Recursively Deep Copies

Multidimensional reference arrays need element-by-element cloning. `clone()` on the top dimension performs only a shallow copy, leaving inner arrays shared.

Write a utility that traverses each level, calling `clone()` or `Arrays.copyOf` as appropriate. Keep the method generic so it works for any depth.

Sealing With Records

Java records do not allow mutable fields, yet they can hold an array. Declare the component private and avoid exposing it directly to maintain logical immutability.

Provide controlled transformations that return new record instances, keeping the original array intact. This pattern gives value semantics without full copy costs.

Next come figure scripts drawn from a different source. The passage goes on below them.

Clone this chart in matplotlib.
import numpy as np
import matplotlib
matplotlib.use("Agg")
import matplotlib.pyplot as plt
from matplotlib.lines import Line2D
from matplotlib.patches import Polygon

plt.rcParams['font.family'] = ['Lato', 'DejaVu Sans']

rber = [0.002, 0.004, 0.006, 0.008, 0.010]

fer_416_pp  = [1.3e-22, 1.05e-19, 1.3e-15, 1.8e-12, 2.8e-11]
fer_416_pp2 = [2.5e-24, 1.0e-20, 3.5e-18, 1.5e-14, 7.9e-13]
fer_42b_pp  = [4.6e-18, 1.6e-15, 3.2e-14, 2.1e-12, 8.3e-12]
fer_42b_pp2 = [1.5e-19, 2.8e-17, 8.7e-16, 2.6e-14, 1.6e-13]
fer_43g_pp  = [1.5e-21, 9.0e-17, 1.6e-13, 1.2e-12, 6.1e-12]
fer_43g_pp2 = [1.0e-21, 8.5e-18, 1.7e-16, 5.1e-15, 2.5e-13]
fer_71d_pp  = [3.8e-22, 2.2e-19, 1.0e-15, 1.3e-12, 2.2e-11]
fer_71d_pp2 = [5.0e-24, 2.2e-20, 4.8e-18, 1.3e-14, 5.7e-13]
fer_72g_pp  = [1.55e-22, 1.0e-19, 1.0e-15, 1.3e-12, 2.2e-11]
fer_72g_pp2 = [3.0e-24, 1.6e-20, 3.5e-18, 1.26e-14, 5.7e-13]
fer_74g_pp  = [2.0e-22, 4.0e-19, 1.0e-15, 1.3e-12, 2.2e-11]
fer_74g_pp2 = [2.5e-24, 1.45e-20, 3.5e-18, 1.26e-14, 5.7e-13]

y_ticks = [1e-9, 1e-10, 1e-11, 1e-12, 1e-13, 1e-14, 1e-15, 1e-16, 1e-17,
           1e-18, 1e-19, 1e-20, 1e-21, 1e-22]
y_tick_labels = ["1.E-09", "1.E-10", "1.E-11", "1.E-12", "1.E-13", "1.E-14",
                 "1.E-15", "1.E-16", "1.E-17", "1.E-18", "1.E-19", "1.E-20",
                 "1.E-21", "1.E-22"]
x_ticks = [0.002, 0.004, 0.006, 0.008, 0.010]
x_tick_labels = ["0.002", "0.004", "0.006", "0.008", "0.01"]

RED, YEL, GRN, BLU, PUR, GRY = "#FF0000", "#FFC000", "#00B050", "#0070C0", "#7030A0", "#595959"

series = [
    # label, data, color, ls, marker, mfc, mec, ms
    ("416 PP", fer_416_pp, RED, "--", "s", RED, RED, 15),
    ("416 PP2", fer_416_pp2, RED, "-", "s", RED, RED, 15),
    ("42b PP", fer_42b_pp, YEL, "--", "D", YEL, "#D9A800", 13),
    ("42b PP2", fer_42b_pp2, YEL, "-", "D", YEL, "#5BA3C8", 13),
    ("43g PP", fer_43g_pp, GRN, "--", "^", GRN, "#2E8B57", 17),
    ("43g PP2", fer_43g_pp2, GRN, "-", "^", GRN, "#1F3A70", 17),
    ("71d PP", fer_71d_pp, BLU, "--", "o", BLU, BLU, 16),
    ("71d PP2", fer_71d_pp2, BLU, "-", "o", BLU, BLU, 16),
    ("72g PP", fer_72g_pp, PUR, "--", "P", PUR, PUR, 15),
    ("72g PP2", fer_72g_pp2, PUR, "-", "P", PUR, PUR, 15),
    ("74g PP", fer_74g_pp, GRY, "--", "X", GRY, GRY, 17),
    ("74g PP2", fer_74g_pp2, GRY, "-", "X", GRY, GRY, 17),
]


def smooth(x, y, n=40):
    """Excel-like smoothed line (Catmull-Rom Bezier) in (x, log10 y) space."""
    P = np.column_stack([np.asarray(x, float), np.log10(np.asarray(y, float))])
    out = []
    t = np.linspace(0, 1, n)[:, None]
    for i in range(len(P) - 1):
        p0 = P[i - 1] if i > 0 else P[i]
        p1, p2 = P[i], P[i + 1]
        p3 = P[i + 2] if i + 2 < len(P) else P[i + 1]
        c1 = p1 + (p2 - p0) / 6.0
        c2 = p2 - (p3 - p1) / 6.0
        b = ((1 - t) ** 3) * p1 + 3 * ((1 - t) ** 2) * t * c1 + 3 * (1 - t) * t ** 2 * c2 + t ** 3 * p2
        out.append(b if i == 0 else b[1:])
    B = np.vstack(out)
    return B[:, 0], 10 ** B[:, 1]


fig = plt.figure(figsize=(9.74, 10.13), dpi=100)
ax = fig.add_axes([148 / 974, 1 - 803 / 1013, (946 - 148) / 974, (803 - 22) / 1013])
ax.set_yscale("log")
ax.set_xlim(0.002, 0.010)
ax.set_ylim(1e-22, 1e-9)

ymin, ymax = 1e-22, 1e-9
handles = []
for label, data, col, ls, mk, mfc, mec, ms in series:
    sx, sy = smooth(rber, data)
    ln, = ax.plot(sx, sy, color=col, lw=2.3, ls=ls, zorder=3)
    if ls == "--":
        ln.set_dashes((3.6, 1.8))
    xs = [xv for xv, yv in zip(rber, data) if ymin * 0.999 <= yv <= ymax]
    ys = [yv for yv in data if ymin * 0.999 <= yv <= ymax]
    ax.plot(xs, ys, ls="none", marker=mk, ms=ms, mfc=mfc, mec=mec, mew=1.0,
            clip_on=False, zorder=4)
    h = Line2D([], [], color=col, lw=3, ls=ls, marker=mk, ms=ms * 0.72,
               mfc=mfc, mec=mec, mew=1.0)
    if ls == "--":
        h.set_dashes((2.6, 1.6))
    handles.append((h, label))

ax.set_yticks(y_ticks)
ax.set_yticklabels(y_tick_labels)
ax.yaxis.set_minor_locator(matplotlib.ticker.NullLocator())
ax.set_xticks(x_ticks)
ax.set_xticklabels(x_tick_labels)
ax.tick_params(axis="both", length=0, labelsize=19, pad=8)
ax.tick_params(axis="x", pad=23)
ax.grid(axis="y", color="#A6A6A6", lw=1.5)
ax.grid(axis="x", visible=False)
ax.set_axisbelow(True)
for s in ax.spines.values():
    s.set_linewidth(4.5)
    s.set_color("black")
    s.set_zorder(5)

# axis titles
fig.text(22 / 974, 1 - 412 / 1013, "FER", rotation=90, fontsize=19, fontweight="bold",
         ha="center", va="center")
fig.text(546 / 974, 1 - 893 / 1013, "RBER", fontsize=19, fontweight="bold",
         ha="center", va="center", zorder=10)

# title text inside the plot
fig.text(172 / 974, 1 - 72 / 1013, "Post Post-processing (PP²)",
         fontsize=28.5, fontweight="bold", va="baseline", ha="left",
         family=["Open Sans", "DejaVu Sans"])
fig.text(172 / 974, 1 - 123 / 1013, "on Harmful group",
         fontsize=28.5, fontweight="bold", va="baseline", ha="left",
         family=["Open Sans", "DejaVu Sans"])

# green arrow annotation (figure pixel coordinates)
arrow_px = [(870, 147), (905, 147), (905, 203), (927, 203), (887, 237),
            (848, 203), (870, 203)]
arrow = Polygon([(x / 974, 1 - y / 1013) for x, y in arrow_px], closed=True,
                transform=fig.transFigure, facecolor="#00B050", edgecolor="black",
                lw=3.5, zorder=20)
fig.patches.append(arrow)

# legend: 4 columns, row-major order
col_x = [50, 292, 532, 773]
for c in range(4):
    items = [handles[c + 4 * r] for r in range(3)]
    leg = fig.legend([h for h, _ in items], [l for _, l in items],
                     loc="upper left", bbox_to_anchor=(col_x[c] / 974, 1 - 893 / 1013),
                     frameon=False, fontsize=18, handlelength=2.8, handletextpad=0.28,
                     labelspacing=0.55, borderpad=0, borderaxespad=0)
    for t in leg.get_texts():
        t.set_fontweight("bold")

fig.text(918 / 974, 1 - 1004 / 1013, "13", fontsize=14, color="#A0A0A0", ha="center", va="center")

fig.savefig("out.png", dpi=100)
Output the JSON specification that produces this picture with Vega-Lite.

Testing and Debugging Techniques

Assert array contents with `assertArrayEquals` from JUnit. The overloads handle primitives and deep comparisons, printing helpful diffs on failure.

For large arrays, dump slices to strings instead of full contents. Overridden `toString` on arrays shows only the identity hash code, so wrap with `Arrays.toString` or `Arrays.deepToString`.

Conditional breakpoints inside loops cripple performance. Instead, snapshot the array at key indices and log outside the hot path to keep timing realistic.

Visualizing Sorting Algorithms

Convert the array to a bar graph in ASCII for console output. Print after each swap to watch the algorithm converge, helping students grasp partitioning steps.

Keep the visualization code out of production builds with simple `if (VISUALIZE)` flags. This prevents IO overhead from skewing benchmark numbers.

Property-Based Checks

Generate random arrays and feed them to your utility methods. Assert post-conditions like sorted order, uniqueness, or sum conservation to catch edge cases.

Shrink failing inputs automatically to the smallest array that provokes the bug. This technique isolates faults faster than stepping through large data sets.